WHAT YOU SHOULD DO
Identify the lines that contain the word "matplotlib" and copy each one.

>> Begin DATA

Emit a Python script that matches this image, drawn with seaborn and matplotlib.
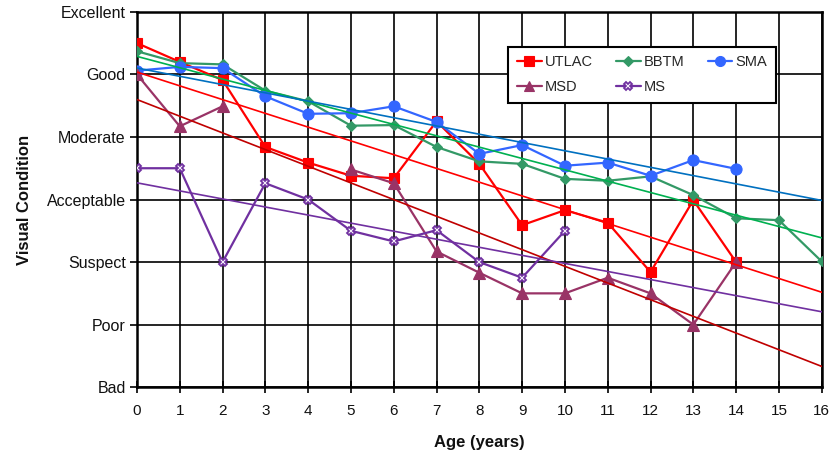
import numpy as np
import pandas as pd
import matplotlib
matplotlib.use("Agg")
import matplotlib.pyplot as plt
from matplotlib.lines import Line2D
import seaborn as sns

# ---- data -------------------------------------------------------------
age = np.arange(0, 17)
condition_labels = ["Bad", "Poor", "Suspect", "Acceptable", "Moderate", "Good", "Excellent"]
nan = np.nan

utlac = [5.50, 5.20, 4.91, 3.84, 3.59, 3.38, 3.34, 4.25, 3.57, 2.59, 2.83, 2.63, 1.84, 2.99, 2.00]
bbtm = [5.37, 5.18, 5.16, 4.74, 4.57, 4.18, 4.19, 3.84, 3.61, 3.57, 3.33, 3.30, 3.37, 3.07, 2.70, 2.67, 2.01]
sma = [5.06, 5.12, 5.10, 4.65, 4.37, 4.38, 4.49, 4.24, 3.73, 3.87, 3.54, 3.59, 3.38, 3.63, 3.49]
msd = [5.00, 4.17, 4.49, nan, nan, 3.48, 3.26, 2.17, 1.83, 1.50, 1.50, 1.75, 1.50, 1.00, 2.00]
ms = [3.50, 3.50, 2.00, 3.26, 3.00, 2.50, 2.33, 2.51, 2.00, 1.75, 2.50]

# number of leading observations used for each linear trend
trend_points = {"UTLAC": 15, "BBTM": 16, "SMA": 15, "MSD": 15, "MS": 11}

# ---- styles -----------------------------------------------------------
series = [
    ("UTLAC", utlac, dict(color="#FF0000", marker="s", ms=7.5, mfc="#FF0000", mec="#FF0000", mew=0.8), "#FF0000"),
    ("BBTM", bbtm, dict(color="#339966", marker="D", ms=5.5, mfc="#339966", mec="#339966", mew=0.8), "#00B050"),
    ("SMA", sma, dict(color="#3366FF", marker="o", ms=8, mfc="#3366FF", mec="#3366FF", mew=0.8), "#0070C0"),
    ("MSD", msd, dict(color="#993366", marker="^", ms=8, mfc="#993366", mec="#993366", mew=0.8), "#C00000"),
    ("MS", ms, dict(color="#7030A0", marker="X", ms=6, mfc="white", mec="#7030A0", mew=1.3), "#7030A0"),
]

sns.set_theme(style="white")
plt.rcParams["font.family"] = ["Liberation Sans", "DejaVu Sans"]

fig, ax = plt.subplots(figsize=(8.3, 4.55), dpi=100)
fig.subplots_adjust(left=0.165, right=0.990, top=0.974, bottom=0.149)
ax.set_xlim(0, 16)
ax.set_ylim(0, 6)

# observed series
handles = {}
for name, vals, st, _ in series:
    df = pd.DataFrame({"age": age[:len(vals)], "cond": vals})
    df["seg"] = df["cond"].isna().cumsum()
    df = df.dropna()
    sns.lineplot(data=df, x="age", y="cond", units="seg", estimator=None, sort=False,
                 color=st["color"], marker=st["marker"], markersize=st["ms"],
                 markerfacecolor=st["mfc"], markeredgecolor=st["mec"],
                 markeredgewidth=st["mew"], linewidth=1.6, legend=False, ax=ax, zorder=3)
    handles[name] = Line2D([], [], color=st["color"], marker=st["marker"], markersize=st["ms"] * 0.9,
                           markerfacecolor=st["mfc"], markeredgecolor=st["mec"],
                           markeredgewidth=st["mew"], linewidth=1.6)

# linear trends, extended across the full age axis
for name, vals, st, tcolor in series:
    n = trend_points[name]
    sns.regplot(x=age[:n], y=np.array(vals[:n], dtype=float), ci=None, scatter=False,
                truncate=False, color=tcolor, line_kws=dict(linewidth=1.2, zorder=4), ax=ax)

ax.set_xlim(0, 16)
ax.set_ylim(0, 6)

# ---- axes, grid, ticks -------------------------------------------------
ax.set_xticks(age)
ax.set_yticks(range(len(condition_labels)))
ax.set_yticklabels(condition_labels)
ax.set_axisbelow(True)
ax.grid(True, color="black", linewidth=1.2)
for sp in ax.spines.values():
    sp.set_color("black")
    sp.set_linewidth(1.8)
ax.tick_params(axis="y", direction="out", length=5, width=1.2, color="black",
               labelsize=11.5, labelcolor="#111111", pad=3, left=True)
ax.tick_params(axis="x", direction="inout", length=8, width=1.2, color="black",
               labelsize=11, labelcolor="#111111", pad=8, bottom=True)

ax.set_xlabel("Age (years)", fontsize=12, fontweight="bold", color="#111111")
ax.set_ylabel("Visual Condition", fontsize=12, fontweight="bold", color="#111111")
ax.xaxis.set_label_coords(0.5, -0.128)
ax.yaxis.set_label_coords(-0.153, 0.5)

# legend laid out row by row
order = ["UTLAC", "MSD", "BBTM", "MS", "SMA"]
leg = ax.legend([handles[k] for k in order], order, ncol=3, loc="upper left",
                bbox_to_anchor=(0.542, 0.907), frameon=True, fancybox=False,
                framealpha=1, edgecolor="black", fontsize=10.5, handlelength=1.7,
                handletextpad=0.2, columnspacing=1.6, labelspacing=0.75,
                borderpad=0.6, borderaxespad=0)
leg.get_frame().set_linewidth(1.5)
leg.set_zorder(6)

fig.savefig("out.png", dpi=100)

>> End DATA

WORKED SOLUTION
Emit a Python script that matches this image, drawn with seaborn and matplotlib.
import matplotlib
matplotlib.use("Agg")
import matplotlib.pyplot as plt
from matplotlib.lines import Line2D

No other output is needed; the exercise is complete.